株式には議決権があるものだ。つまり株主はものを言うことができる。不特定多数の株主がいる場合には、株主名簿の株主に株主総会に出てもらって議決権を行使してもらって会社の運営に参画する機会を与えなければならない。その株主名簿の株主は日々変化していて、ある時期に株主名簿を締めないと、議決権数があいまいになり、定足数も割り出せない。その締める日を基準日と言うのだが、それを株主が二人しかいない場合でも定款で定めなければならないらしい。

ということは事業年度も定款で定める必要があるということだ。これは流動する資産を確定するために税務上も必要なことで、私たちの会社ではこっちの事業年度のほうが大切である。つまり毎年三月末日締めで、四月一日から事業年度が始まるというような取り決めである。棚卸し決算を毎年三月にするのである。別に何月でも構わないのだが、四月始まりか、十月始まりが日本では多いと聞く。

資本金は、パートナーが130万円を用意すると言い、私はというと20万円が関の山だとして、合わせて150万円、あと50万円分が現物(機械設備)で総額200万円としたいところだ。

もちろん彼に代表取締役になってもらい、わたしは平取締役にしてもらうつもりである。

本音は、こんな事務的な手続きなど早く終わらせたいのである。私はただ法人口座を開きたいだけで、そうしないと今までの売り上げが入金されないままだからだ。死活問題である。青色申告も来月にはせねばならないし。仮受消費税はみなさんどうしておられます?そういうのまったく不案内でね。

実質「一人親方」の船出になりそうだ。わたしはCADがトレース程度しか使えず、設計はすべてパートナーの仕事だし、わたしは自社製品の工具を注文に応じて作り続けるだけである。寝る場所もないくらいに資材が家の中に積みあがってしまった。

「親方」は真っ昼間から酒を飲んで、屁をこいて、寝るのである。ベンチャーだの、ITだの、FXだの、SEX(?)だのとは無縁である。フリーランス?言い方もあるもんだ。ホームレスにならないだけましなほうだ。「親方」は糖尿で、障碍者を抱えて、意思も体も弱い最低の人間なのである。もちろんコロナの前から在宅勤務であると言えば聞こえがいいが、体(てい)のいい内職であった。
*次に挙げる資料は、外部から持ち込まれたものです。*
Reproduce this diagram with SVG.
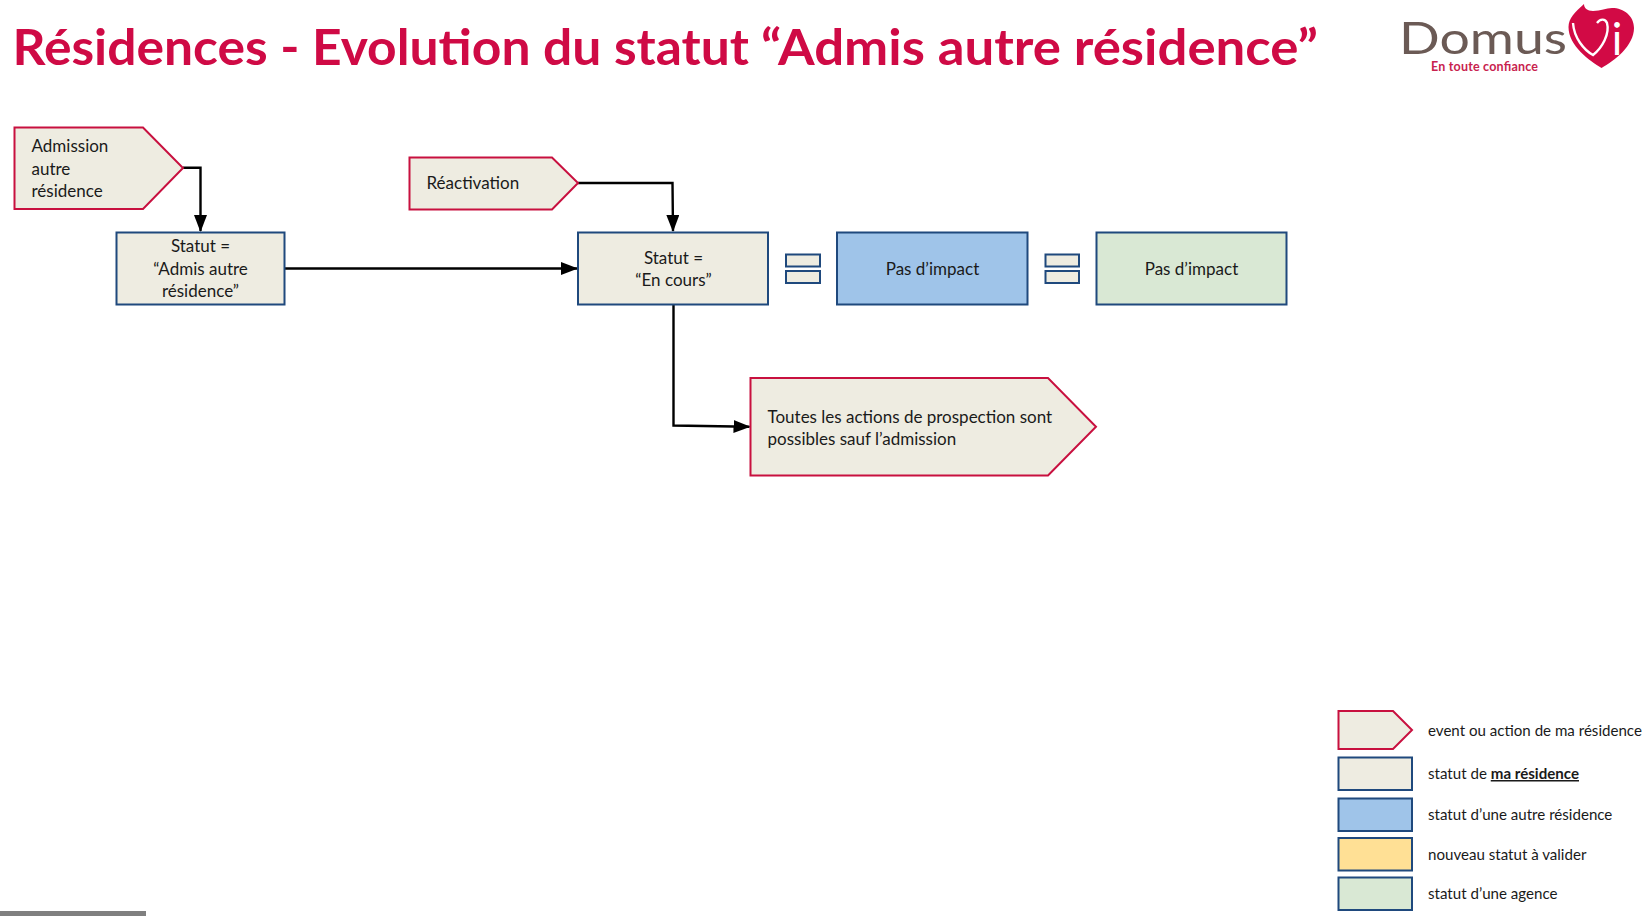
<svg xmlns="http://www.w3.org/2000/svg" width="1652" height="916" viewBox="0 0 1652 916">
<style>
text{font-family:"Lato","Liberation Sans",sans-serif;fill:#1a1a1a;font-size:17px}
.m{text-anchor:middle}
.ev{fill:#eeece1;stroke:#c8103f;stroke-width:2}
.st{fill:#eeece1;stroke:#1f497d;stroke-width:2}
.bl{fill:#9fc4e9;stroke:#1f497d;stroke-width:2}
.ye{fill:#ffe095;stroke:#1f497d;stroke-width:2}
.gr{fill:#d9e8d4;stroke:#1f497d;stroke-width:2}
.c{fill:none;stroke:#000;stroke-width:2.4;marker-end:url(#ah)}
.lg{font-size:15.1px}
</style>
<defs><marker id="ah" markerUnits="userSpaceOnUse" markerWidth="17" markerHeight="13" viewBox="0 0 17 13" refX="16" refY="6.5" orient="auto"><path d="M0,0L17,6.5L0,13Z" fill="#000"/></marker></defs>
<rect width="1652" height="916" fill="#fff"/>
<text id="title" y="65" style="font-size:50px;font-weight:700;fill:#cf0a45"><tspan x="12.5" textLength="749" lengthAdjust="spacingAndGlyphs">Résidences - Evolution du statut </tspan><tspan x="761" textLength="557" lengthAdjust="spacingAndGlyphs">“Admis autre résidence”</tspan></text>
<g id="logo">
<text x="1399" y="54" textLength="168" lengthAdjust="spacingAndGlyphs" style="font-size:45px;font-weight:400;fill:#6b5a55">Domus</text>
<path d="M1601.5,68C1590,61 1568.5,46 1568.5,27C1568.5,18 1575,12 1584,4C1584,8 1587,11 1593,11C1601,11 1606,8 1612,8C1624,8 1634,16 1634,28C1634,46 1614,61 1601.5,68Z" fill="#d20a45"/>
<path d="M1573,23C1574,38 1584,50 1593,55C1602,48 1610,34 1607,23C1605,18 1600,19 1597,23" fill="none" stroke="#fff" stroke-width="2.4"/>
<text x="1617" y="55" class="m" style="font-size:44px;font-weight:400;fill:#fff">i</text>
<text x="1431" y="71" textLength="107" style="font-size:12.5px;font-weight:700;fill:#c8224e">En toute confiance</text>
</g>
<g id="connectors">
<path class="c" d="M183,167.7H200.5V231"/>
<path class="c" d="M578,183H672.5L673,231"/>
<path class="c" d="M284.5,268.5H577"/>
<path class="c" d="M673.5,304V425.5L749.5,426.7"/>
</g>
<g id="n-admission"><path class="ev" d="M14.5,127.5H143L183,168L143,209H14.5Z"/>
<text x="31.5" y="152">Admission</text><text x="31.5" y="174.5">autre</text><text x="31.5" y="197">résidence</text></g>
<g id="n-reactivation"><path class="ev" d="M409.5,157.5H552L578,183L552,209.5H409.5Z"/>
<text x="426.5" y="189">Réactivation</text></g>
<g id="n-statut-admis"><rect class="st" x="116.5" y="232.5" width="168" height="72"/>
<text class="m" x="200.5" y="252">Statut =</text><text class="m" x="200.5" y="274.5">“Admis autre</text><text class="m" x="200.5" y="297">résidence”</text></g>
<g id="n-statut-encours"><rect class="st" x="578" y="232.5" width="190" height="72"/>
<text class="m" x="673.5" y="263.5">Statut =</text><text class="m" x="673.5" y="286">“En cours”</text></g>
<g id="n-eq1"><rect class="st" x="786" y="254.5" width="34" height="12"/><rect class="st" x="786" y="271" width="34" height="12"/></g>
<g id="n-impact-residence"><rect class="bl" x="837" y="232.5" width="190.5" height="72"/><text class="m" x="932.5" y="274.5">Pas d’impact</text></g>
<g id="n-eq2"><rect class="st" x="1045.5" y="254.5" width="33.5" height="12"/><rect class="st" x="1045.5" y="271" width="33.5" height="12"/></g>
<g id="n-impact-agence"><rect class="gr" x="1096.5" y="232.5" width="190" height="72"/><text class="m" x="1191.5" y="274.5">Pas d’impact</text></g>
<g id="n-actions"><path class="ev" d="M750.5,378H1048L1096,426.7L1048,475.5H750.5Z"/>
<text x="767.5" y="422.5">Toutes les actions de prospection sont</text><text x="767.5" y="445">possibles sauf l’admission</text></g>
<g id="legend">
<path class="ev" d="M1338.5,711H1393L1412,730L1393,749H1338.5Z"/><text class="lg" x="1428" y="736">event ou action de ma résidence</text>
<rect class="st" x="1338.5" y="757.5" width="73.5" height="32.5"/><text class="lg" x="1428" y="779">statut de <tspan style="font-weight:700" text-decoration="underline">ma résidence</tspan></text>
<rect class="bl" x="1338.5" y="798.5" width="73.5" height="32.5"/><text class="lg" x="1428" y="820">statut d’une autre résidence</text>
<rect class="ye" x="1338.5" y="838" width="73.5" height="32.5"/><text class="lg" x="1428" y="860">nouveau statut à valider</text>
<rect class="gr" x="1338.5" y="877.5" width="73.5" height="32.5"/><text class="lg" x="1428" y="899">statut d’une agence</text>
</g>
<rect id="bar" x="0" y="911" width="146" height="5" fill="#808080"/>
</svg>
ときに乗鞍コロナ観測所はまだあるのだろうか?調べてみたらもう閉鎖されてしまっているらしい。「太陽コロナ」を「コロナグラフ」という特別な望遠鏡で調査し、フレアやプロミネンスを観察できるもので、構造は人工皆既日食を作って太陽本体を遮蔽し、コロナ部分だけを見るようにした望遠鏡である。
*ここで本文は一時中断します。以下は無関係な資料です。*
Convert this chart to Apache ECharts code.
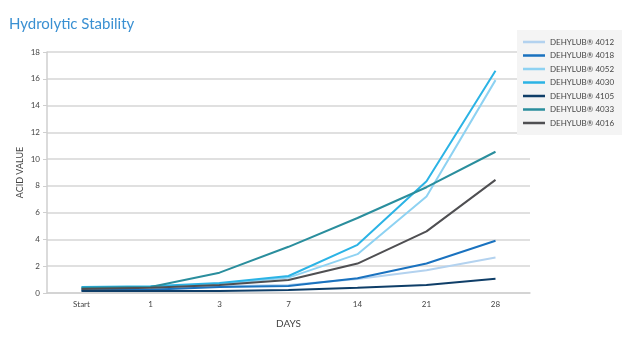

太陽コロナは太陽の周囲に一様に分布しているのではなく、太陽の表面から出る磁場によってその放射は伸縮するらしい。コロナ自体は高温真空下でのプラズマ(イオン化した気体)であろうと考えられ、オーロラのように自ら発光するが、太陽の強い光で普通は見えないため、皆既日食状態を作って観察するのである。と、高校時代に科学部にいた先輩から教わった。間違っていたらごめんね。